4. Het tijdig indienen van bezwaarschriften tegen ingediende aangiften omzetbelasting

Ons advies is er thans niet op voorhand van uit te gaan dat het oordeel van het Gerechtshof stand houdt en niet de btw op leerlingenvervoer in aftrek te brengen op de btw-aangifte. Wèl adviseren wij om tegen de ingediende aangiften of de daaruit voortvloeiende beschikkingen teruggaaf binnen zes weken een formeel bezwaarschrift in te dienen, en:

- daarin te verwijzen naar deze uitspraak van het Gerechtshof:

- vragen de zaak aan te houden totdat de Hoge Raad definitief heeft geoordeeld;

- te vragen om uitstel van motivering;

- te vragen ermee in te stemmen dat dit bezwaar ook wordt geacht voor komende tijdvakken te zijn ingediend.

 

5. Check op bestaande regelgeving en mogelijk aanpassing.

Mocht de Hoge Raad positief beslissen, dan zal de inspecteur hoogstwaarschijnlijk willen toetsen of de casus in het bezwaarschrift overeenkomt met de casus die aan de Hoge Raad is voorgelegd. Een dergelijk handelen zagen we ook naar aanleiding van het “Deventer-arrest” inzake gehandicaptenvervoer.

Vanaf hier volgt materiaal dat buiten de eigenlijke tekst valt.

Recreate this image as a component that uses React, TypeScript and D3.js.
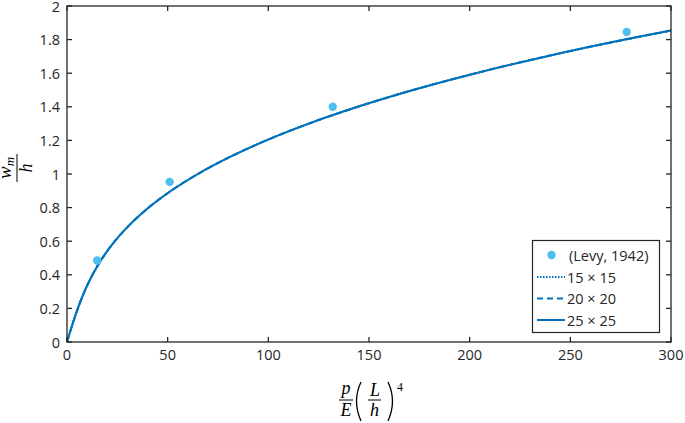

Het is dus zaak, indien mogelijk en gewenst de casus zoveel mogelijk in overeenstemming te brengen met voorgelegde zaak.

Kort weergegeven hield de regeling in die casus in:

- beneden 6 kilometer is de regeling niet van toepassing

- de eigen bijdrag is gebaseerd op de tarieven van het openbaar vervoer

- tussen 6 en 20 km is de vergoeding vastgesteld op de kosten van openbaar vervoer over 6 km. deze vergoeding is niet verschuldigd beneden een bepaald inkomen (ic 22.050).

- boven 20 km is de vergoeding in elk geval het vaste bedrag voor 6 km. Voor het meerdere de werkelijke kosten van het vervoer. Hierop wordt een vermindering gegeven afhankelijk van het inkomen (aflopend).

- de regeliing heeft dus tot gevolg dat voor alle vervoer tussen 6 en 20 km een vergoeding is verschuldigd, behalve bij een inkomen onder de inkomensgrens (ic 22.500). Bij afstanden voor het deel boven 20 km is naast de vergoeding als hiervoor bedoeld een opslag verschuldigd als het inkomen hoger is dan ic.29.500.

- de vervoersprestatie wordt niet uitgevoerd wanneer de eigen bijdrage niet wordt betaald.

Bijdragen en kilometers hoeven natuurlijk niet 1op1 overeen te stemmen. cruciaal is dat er een min of meer rechtstreeks verband bestaat tussen gebruik (aantal reizen, kilometers) en vergoeding.